Tarq doesn’t fit into one genre, but you can tell he’s influenced by a discerning music taste. He has been playing in London for two years as a solo musician, and recently moved here from Brighton.
Where do you get ideas for your lyrics from?
Nina Simone, Son House and Tim Buckley help to inspire. I feel this is where I become aware of my ego – I don’t know where these words come from. I got a D in English back in the day. My ideas stem mostly from the life I’ve had, whether I chose it or not. I’ve moved over 15 times in 22 years, with a mum who sold off her vinyl collection for food when I was 11. Those were sad times, but it helped reaffirm my writing.
You said you want to record an album yourself – why is that?
I’ve always been fascinated with the recording process – most of the tunes on SoundCloud I did in my bedroom. I’ve been in some pretty neat studios, too, but after four years of getting to grips with my own sound and recording techniques, I’m ready to try something fresh. I’ll be working closely with an up-and-coming producer called Skip Curtis.

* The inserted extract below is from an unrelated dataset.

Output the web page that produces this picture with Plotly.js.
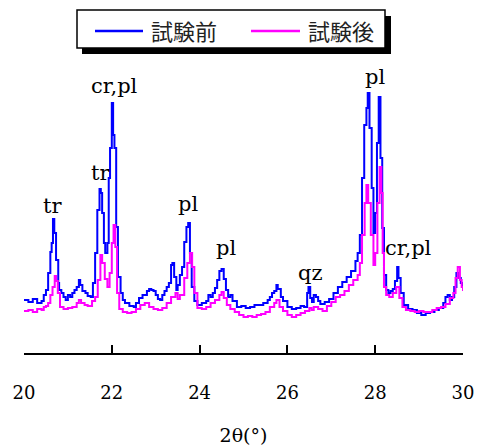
<!DOCTYPE html>
<html>
<head>
<meta charset="utf-8">
<script src="https://cdn.plot.ly/plotly-3.0.1.min.js"></script>
<style>
  html, body { margin: 0; padding: 0; background: #fff; }
  #chart { width: 481px; height: 446px; }
</style>
</head>
<body>
<div id="chart"></div>
<script>
// X-ray diffraction patterns, 2θ = 20–30°, before and after the test
const seriesNames = ["試験前", "試験後"];

const beforeTheta = [
  20.00, 20.10, 20.20, 20.30, 20.40, 20.45, 20.50, 20.55, 20.60, 20.63,
  20.66, 20.69, 20.73, 20.78, 20.80, 20.85, 20.90, 20.95, 21.00, 21.05,
  21.10, 21.15, 21.20, 21.25, 21.28, 21.33, 21.40, 21.45, 21.52, 21.57,
  21.62, 21.67, 21.72, 21.75, 21.78, 21.82, 21.85, 21.90, 21.93, 21.96,
  22.00, 22.03, 22.06, 22.10, 22.14, 22.20, 22.25, 22.30, 22.40, 22.50,
  22.55, 22.62, 22.70, 22.80, 22.85, 22.90, 22.95, 23.00, 23.05, 23.10,
  23.15, 23.20, 23.25, 23.30, 23.35, 23.38, 23.42, 23.47, 23.50, 23.55,
  23.60, 23.65, 23.70, 23.74, 23.78, 23.82, 23.88, 23.95, 24.05, 24.15,
  24.20, 24.25, 24.30, 24.35, 24.40, 24.45, 24.50, 24.55, 24.60, 24.65,
  24.70, 24.75, 24.85, 24.95, 25.05, 25.15, 25.25, 25.35, 25.45, 25.55,
  25.60, 25.65, 25.70, 25.75, 25.78, 25.85, 25.90, 26.00, 26.10, 26.20,
  26.30, 26.38, 26.45, 26.48, 26.52, 26.56, 26.60, 26.65, 26.70, 26.75,
  26.85, 26.95, 27.05, 27.15, 27.25, 27.35, 27.45, 27.55, 27.60, 27.65,
  27.70, 27.75, 27.80, 27.83, 27.87, 27.92, 27.96, 28.00, 28.04, 28.08,
  28.12, 28.16, 28.20, 28.25, 28.30, 28.35, 28.40, 28.45, 28.50, 28.53,
  28.58, 28.65, 28.75, 28.85, 28.95, 29.05, 29.15, 29.25, 29.35, 29.45,
  29.55, 29.60, 29.65, 29.70, 29.75, 29.80, 29.85, 29.90, 29.95, 30.00
];
const beforeIntensity = [
   53,  51,  54,  50,  52,  58,  63,  80, 101, 110,
  134, 120,  93,  70,  63,  60,  56,  53,  58,  56,
   60,  63,  66,  73,  68,  62,  60,  57,  56,  70,
  100, 143, 164, 160, 140, 110, 100, 110, 175, 205,
  250, 218, 205, 126,  76,  60,  53,  50,  47,  46,
   50,  55,  58,  62,  64,  63,  62,  58,  54,  53,
   58,  62,  66,  70,  88,  90,  76,  63,  68,  78,
   86, 111, 126, 130, 100,  66,  52,  48,  50,  52,
   58,  56,  60,  65,  73,  82,  84,  74,  63,  56,
   58,  52,  46,  47,  45,  46,  48,  48,  50,  53,
   56,  60,  62,  68,  64,  56,  52,  46,  44,  45,
   47,  46,  60,  66,  55,  51,  58,  56,  52,  49,
   51,  54,  60,  66,  71,  76,  82,  92, 100, 118,
  175, 228, 245, 260, 225, 165, 120, 140, 210, 256,
  195, 125,  78,  63,  60,  62,  64,  72,  86,  75,
   60,  48,  44,  43,  40,  38,  40,  41,  43,  45,
   50,  56,  58,  53,  56,  66,  80,  75,  70,  62
];

const afterTheta = [
  20.00, 20.10, 20.20, 20.30, 20.40, 20.45, 20.50, 20.55, 20.60, 20.65,
  20.70, 20.73, 20.77, 20.82, 20.90, 21.00, 21.10, 21.20, 21.25, 21.30,
  21.38, 21.45, 21.55, 21.62, 21.68, 21.74, 21.78, 21.84, 21.90, 21.95,
  22.00, 22.04, 22.08, 22.12, 22.17, 22.25, 22.35, 22.45, 22.55, 22.65,
  22.75, 22.85, 22.95, 23.05, 23.15, 23.25, 23.35, 23.45, 23.50, 23.55,
  23.65, 23.72, 23.78, 23.83, 23.88, 23.95, 24.05, 24.15, 24.25, 24.35,
  24.45, 24.50, 24.55, 24.62, 24.70, 24.80, 24.90, 25.00, 25.10, 25.20,
  25.30, 25.40, 25.50, 25.60, 25.70, 25.75, 25.82, 25.90, 26.00, 26.10,
  26.20, 26.30, 26.40, 26.50, 26.55, 26.60, 26.70, 26.80, 26.90, 27.00,
  27.10, 27.20, 27.30, 27.40, 27.50, 27.60, 27.65, 27.70, 27.76, 27.80,
  27.84, 27.90, 27.96, 28.00, 28.05, 28.10, 28.14, 28.17, 28.20, 28.25,
  28.32, 28.40, 28.48, 28.55, 28.62, 28.70, 28.80, 28.90, 29.00, 29.10,
  29.20, 29.30, 29.40, 29.50, 29.60, 29.70, 29.78, 29.83, 29.88, 29.93,
  29.97, 30.00
];
const afterIntensity = [
   42,  43,  41,  44,  43,  46,  47,  50,  58,  66,
   77,  72,  60,  46,  44,  45,  46,  50,  53,  50,
   48,  47,  52,  56,  73,  98,  90,  74,  66,  80,
  110, 128, 106,  60,  44,  41,  40,  41,  44,  48,
   50,  46,  44,  43,  45,  50,  56,  60,  54,  58,
   75,  90, 100,  86,  60,  45,  44,  46,  50,  53,
   58,  61,  55,  48,  44,  41,  38,  36,  37,  36,
   38,  39,  41,  46,  50,  53,  46,  42,  38,  36,
   38,  40,  42,  45,  43,  46,  44,  42,  47,  51,
   56,  58,  62,  68,  73,  78,  90, 118, 150, 168,
  150, 118,  88, 100, 150, 186, 160, 100,  66,  58,
   56,  60,  66,  55,  46,  43,  42,  41,  42,  41,
   41,  43,  45,  46,  49,  55,  60,  75,  86,  73,
   66,  62
];

// Phase labels placed over the peaks (tr, cr, pl, qz)
const peakLabels = ["tr", "tr", "cr,pl", "pl", "pl", "qz", "pl", "cr,pl"];
const peakTheta  = [20.64, 21.74, 22.07, 23.74, 24.60, 26.52, 28.00, 28.75];
const peakLevel  = [133, 166, 253, 135, 91, 66, 262, 91];

const xTicks = [20, 22, 24, 26, 28, 30];

const W = 481, H = 446;
const M = { l: 24, r: 18, t: 53, b: 93 };
const plotW = W - M.l - M.r, plotH = H - M.t - M.b;
const px = v => (v - M.l) / plotW;          // pixel column -> paper x
const py = v => (H - M.b - v) / plotH;      // pixel row -> paper y

const serif = "DejaVu Serif";
const cjk = "Noto Sans CJK JP";

const traces = [
  { x: beforeTheta, y: beforeIntensity, name: seriesNames[0], type: "scatter",
    mode: "lines", line: { color: "#0000ff", width: 2, shape: "hv" } },
  { x: afterTheta, y: afterIntensity, name: seriesNames[1], type: "scatter",
    mode: "lines", line: { color: "#ff00ff", width: 2, shape: "hv" } }
];

const annotations = peakLabels.map((t, i) => ({
  x: peakTheta[i], y: peakLevel[i], xref: "x", yref: "y",
  text: t, showarrow: false, yanchor: "bottom", yshift: 0,
  font: { family: serif, size: 21, color: "#000" }
}));

// Legend box with drop shadow
const shapes = [
  { type: "rect", xref: "paper", yref: "paper",
    x0: px(82), x1: px(391), y0: py(54), y1: py(16),
    fillcolor: "#000", line: { width: 0 } },
  { type: "rect", xref: "paper", yref: "paper",
    x0: px(77), x1: px(385), y0: py(48), y1: py(10),
    fillcolor: "#fff", line: { color: "#000", width: 1.5 } },
  { type: "line", xref: "paper", yref: "paper",
    x0: px(95), x1: px(143), y0: py(31), y1: py(31),
    line: { color: "#0000ff", width: 2.5 } },
  { type: "line", xref: "paper", yref: "paper",
    x0: px(251), x1: px(300), y0: py(31), y1: py(31),
    line: { color: "#ff00ff", width: 2.5 } }
];
annotations.push(
  { x: px(149), y: py(30), xref: "paper", yref: "paper", xanchor: "left", yanchor: "middle",
    text: seriesNames[0], showarrow: false, font: { family: cjk, size: 22, color: "#222" } },
  { x: px(306), y: py(30), xref: "paper", yref: "paper", xanchor: "left", yanchor: "middle",
    text: seriesNames[1], showarrow: false, font: { family: cjk, size: 22, color: "#222" } }
);

const layout = {
  width: W, height: H,
  margin: M,
  font: { family: serif, color: "#000" },
  paper_bgcolor: "#fff", plot_bgcolor: "#fff",
  showlegend: false,
  xaxis: {
    range: [20, 30], tickvals: xTicks, ticktext: xTicks.map(String),
    ticks: "inside", ticklen: 8, tickwidth: 2, tickcolor: "#000",
    showline: true, linecolor: "#000", linewidth: 2,
    showgrid: false, zeroline: false,
    ticklabelstandoff: 22,
    tickfont: { family: serif, size: 18, color: "#000" },
    title: { text: "2θ(°)", font: { family: serif, size: 19, color: "#000" }, standoff: 27 },
    automargin: false
  },
  yaxis: { range: [0, 300], visible: false, fixedrange: true },
  shapes: shapes,
  annotations: annotations
};

Plotly.newPlot("chart", traces, layout, { displayModeBar: false, staticPlot: true });
</script>
</body>
</html>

What’s your connection with Shoreditch?
I first visited Shoreditch when I was 18, when I was roped in to play an after-party at the Queen of Hoxton for London Fashion Week.. That was before I was a bearded blues man with a passion for patience. I’m playing all over London, but most recently was Boxpark for an exciting new vlogging venture, Sqautters Den. They capture something quite different and the aesthetic is really special – old-time radios, chairs and carpets set-up for the gigs. They’ve turned Boxpark into a midday gig hotspot and I’m thankful to everyone who’s stuck around to watch it grow.
What are your plans for the near future?
I’m looking to tour and get my music heard. I have some cats out in L.A that keep telling me to get out there – my music has been a hard cookie to digest over here. It’s wishful thinking on my behalf too, as I want to record the album myself, but I’m lacking the right equipment as it stands.

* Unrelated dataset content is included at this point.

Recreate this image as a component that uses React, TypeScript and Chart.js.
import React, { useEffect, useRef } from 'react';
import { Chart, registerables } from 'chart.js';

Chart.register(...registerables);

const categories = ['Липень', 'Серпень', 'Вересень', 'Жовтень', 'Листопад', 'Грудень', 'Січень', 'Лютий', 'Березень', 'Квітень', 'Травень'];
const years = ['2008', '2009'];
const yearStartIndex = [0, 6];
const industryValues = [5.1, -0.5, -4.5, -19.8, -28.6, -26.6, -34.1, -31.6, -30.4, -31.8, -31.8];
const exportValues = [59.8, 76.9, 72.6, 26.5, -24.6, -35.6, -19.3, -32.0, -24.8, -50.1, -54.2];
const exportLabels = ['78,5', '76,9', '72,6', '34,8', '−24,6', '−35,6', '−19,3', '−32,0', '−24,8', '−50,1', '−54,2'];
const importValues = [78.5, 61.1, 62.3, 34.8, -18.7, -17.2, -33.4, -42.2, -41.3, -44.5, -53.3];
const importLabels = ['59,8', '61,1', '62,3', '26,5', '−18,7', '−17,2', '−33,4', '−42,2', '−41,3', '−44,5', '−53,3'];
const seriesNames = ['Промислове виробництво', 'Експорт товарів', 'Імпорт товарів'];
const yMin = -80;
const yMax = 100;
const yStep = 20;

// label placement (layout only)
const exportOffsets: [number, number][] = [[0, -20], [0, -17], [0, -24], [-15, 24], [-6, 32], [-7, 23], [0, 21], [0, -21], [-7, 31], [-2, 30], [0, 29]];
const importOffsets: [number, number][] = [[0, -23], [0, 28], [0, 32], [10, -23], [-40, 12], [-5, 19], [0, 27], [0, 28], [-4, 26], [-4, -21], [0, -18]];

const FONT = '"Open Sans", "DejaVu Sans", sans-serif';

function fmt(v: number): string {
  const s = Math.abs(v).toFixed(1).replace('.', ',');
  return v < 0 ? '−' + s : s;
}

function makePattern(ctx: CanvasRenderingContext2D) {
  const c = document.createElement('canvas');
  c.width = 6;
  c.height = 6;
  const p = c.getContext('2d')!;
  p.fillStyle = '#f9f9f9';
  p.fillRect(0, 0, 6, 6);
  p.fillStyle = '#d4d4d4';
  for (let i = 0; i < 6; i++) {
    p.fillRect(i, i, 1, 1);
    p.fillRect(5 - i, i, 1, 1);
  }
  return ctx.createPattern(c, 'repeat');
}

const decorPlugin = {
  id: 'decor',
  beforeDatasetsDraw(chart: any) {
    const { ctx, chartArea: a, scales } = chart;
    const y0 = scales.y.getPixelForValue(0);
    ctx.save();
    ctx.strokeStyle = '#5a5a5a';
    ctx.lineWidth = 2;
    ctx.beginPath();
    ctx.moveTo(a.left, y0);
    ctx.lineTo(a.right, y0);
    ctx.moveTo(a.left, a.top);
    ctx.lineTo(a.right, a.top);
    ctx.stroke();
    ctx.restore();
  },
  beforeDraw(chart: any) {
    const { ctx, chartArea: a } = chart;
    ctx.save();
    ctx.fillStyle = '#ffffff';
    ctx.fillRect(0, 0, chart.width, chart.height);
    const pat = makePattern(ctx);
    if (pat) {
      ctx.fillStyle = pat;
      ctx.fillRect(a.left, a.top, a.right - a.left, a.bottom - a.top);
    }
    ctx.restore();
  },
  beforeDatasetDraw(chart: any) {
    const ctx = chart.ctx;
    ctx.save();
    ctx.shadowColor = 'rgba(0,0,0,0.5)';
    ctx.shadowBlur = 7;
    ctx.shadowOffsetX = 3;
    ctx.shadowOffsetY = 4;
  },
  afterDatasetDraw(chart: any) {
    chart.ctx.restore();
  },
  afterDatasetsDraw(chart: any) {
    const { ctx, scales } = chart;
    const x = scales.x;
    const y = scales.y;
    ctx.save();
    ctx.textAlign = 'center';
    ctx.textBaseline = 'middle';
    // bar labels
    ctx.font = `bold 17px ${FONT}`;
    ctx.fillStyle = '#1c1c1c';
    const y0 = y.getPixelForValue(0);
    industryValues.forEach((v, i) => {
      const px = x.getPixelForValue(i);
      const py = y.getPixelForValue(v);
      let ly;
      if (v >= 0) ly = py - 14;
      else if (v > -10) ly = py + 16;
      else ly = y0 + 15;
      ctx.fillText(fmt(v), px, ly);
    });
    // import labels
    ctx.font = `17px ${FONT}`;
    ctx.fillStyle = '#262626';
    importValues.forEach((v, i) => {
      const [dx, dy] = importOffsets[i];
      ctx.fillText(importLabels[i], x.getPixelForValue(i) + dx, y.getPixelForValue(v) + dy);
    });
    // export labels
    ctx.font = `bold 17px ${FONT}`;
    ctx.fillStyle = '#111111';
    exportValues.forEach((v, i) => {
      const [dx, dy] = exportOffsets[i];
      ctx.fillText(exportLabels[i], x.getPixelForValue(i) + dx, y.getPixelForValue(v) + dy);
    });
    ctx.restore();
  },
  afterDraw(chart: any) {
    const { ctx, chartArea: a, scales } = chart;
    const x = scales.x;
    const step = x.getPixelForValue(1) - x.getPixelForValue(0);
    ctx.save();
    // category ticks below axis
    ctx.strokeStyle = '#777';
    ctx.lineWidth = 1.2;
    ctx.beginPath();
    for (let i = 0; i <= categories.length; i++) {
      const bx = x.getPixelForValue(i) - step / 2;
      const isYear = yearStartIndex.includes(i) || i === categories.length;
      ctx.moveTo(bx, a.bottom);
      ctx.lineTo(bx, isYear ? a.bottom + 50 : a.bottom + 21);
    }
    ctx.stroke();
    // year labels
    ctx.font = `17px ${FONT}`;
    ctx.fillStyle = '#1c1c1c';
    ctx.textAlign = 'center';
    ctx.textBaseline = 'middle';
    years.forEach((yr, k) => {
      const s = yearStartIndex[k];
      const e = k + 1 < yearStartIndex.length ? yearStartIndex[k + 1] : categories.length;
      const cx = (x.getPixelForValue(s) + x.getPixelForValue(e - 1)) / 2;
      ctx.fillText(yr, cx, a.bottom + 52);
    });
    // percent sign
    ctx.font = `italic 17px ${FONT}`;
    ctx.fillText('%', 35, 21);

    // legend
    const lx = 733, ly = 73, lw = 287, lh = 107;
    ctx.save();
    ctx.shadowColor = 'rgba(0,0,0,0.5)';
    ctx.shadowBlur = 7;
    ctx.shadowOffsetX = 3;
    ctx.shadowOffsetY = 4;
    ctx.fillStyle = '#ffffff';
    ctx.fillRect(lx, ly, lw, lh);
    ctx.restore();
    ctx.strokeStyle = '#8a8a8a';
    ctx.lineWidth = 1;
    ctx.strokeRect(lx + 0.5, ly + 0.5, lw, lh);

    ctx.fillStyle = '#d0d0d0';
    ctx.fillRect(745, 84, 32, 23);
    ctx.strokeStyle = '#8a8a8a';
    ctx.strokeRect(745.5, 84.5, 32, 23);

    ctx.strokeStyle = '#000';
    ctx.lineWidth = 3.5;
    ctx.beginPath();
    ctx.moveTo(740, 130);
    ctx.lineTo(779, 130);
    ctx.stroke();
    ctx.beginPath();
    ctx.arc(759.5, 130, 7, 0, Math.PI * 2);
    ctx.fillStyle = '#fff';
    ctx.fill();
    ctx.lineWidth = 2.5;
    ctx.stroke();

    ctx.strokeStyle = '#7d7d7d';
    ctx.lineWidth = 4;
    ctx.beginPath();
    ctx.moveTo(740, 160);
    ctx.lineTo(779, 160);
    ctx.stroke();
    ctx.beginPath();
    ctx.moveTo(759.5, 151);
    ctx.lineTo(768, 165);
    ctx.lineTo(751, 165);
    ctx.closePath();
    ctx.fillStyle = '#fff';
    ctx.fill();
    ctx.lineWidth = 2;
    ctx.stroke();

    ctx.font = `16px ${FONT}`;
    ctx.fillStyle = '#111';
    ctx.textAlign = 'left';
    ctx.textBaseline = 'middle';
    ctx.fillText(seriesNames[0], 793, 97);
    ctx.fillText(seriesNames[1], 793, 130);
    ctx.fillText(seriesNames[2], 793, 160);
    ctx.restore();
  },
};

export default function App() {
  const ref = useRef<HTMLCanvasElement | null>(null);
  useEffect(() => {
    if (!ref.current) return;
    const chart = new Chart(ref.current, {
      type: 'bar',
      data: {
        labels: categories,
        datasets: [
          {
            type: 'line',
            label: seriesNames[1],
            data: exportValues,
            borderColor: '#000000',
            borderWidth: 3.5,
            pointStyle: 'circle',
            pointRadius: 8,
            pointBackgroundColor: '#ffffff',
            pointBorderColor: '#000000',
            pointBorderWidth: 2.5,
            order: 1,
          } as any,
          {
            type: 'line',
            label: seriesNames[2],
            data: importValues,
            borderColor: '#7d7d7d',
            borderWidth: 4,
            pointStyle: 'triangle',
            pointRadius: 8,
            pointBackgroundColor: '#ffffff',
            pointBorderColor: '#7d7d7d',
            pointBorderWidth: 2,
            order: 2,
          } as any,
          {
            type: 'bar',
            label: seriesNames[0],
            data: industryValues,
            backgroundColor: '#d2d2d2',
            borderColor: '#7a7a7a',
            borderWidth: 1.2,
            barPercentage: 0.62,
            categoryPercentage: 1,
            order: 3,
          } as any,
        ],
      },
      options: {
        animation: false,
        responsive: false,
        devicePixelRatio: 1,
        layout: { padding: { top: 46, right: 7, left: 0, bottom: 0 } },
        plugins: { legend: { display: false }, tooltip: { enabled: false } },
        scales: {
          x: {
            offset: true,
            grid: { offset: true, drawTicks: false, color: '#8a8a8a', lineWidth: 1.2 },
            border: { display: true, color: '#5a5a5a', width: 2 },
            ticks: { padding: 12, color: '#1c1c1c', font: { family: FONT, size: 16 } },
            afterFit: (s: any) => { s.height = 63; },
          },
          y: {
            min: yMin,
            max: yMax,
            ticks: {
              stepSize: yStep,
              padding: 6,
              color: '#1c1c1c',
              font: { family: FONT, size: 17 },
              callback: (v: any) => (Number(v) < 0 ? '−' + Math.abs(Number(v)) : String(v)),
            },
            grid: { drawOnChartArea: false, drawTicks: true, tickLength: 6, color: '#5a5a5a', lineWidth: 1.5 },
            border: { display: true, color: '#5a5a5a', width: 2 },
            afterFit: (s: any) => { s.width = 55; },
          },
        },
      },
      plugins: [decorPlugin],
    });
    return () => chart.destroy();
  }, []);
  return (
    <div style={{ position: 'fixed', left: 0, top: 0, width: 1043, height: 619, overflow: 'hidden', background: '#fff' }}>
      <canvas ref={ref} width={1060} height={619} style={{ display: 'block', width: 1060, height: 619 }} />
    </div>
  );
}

Why do you think your music has been a ‘hard cookie’?
Everyone likes to have a comparative and it makes it easier to pigeonhole me that way. Matt Corby is a common name that people roll off but I have a genuine smile when someone says Nusrat Fateh Ali Khan. I will never sound like him though. Back to the point, I think it’s purely because the US don’t see it as some retro museum piece.
Have you ever been in a band, or do you prefer it being just you?
Too many! That’s how most musicians start – someone to jam with or hide behind, either way it’s easier to do it yourself. I’ve always preferred the Westerns where it was just Clint Eastwood, know what I mean?
What you want to achieve with your music – what’s the dream?
To release an album, tour it, share it and get that financial freedom my mum never found. I don’t need or want much, but maybe that will change.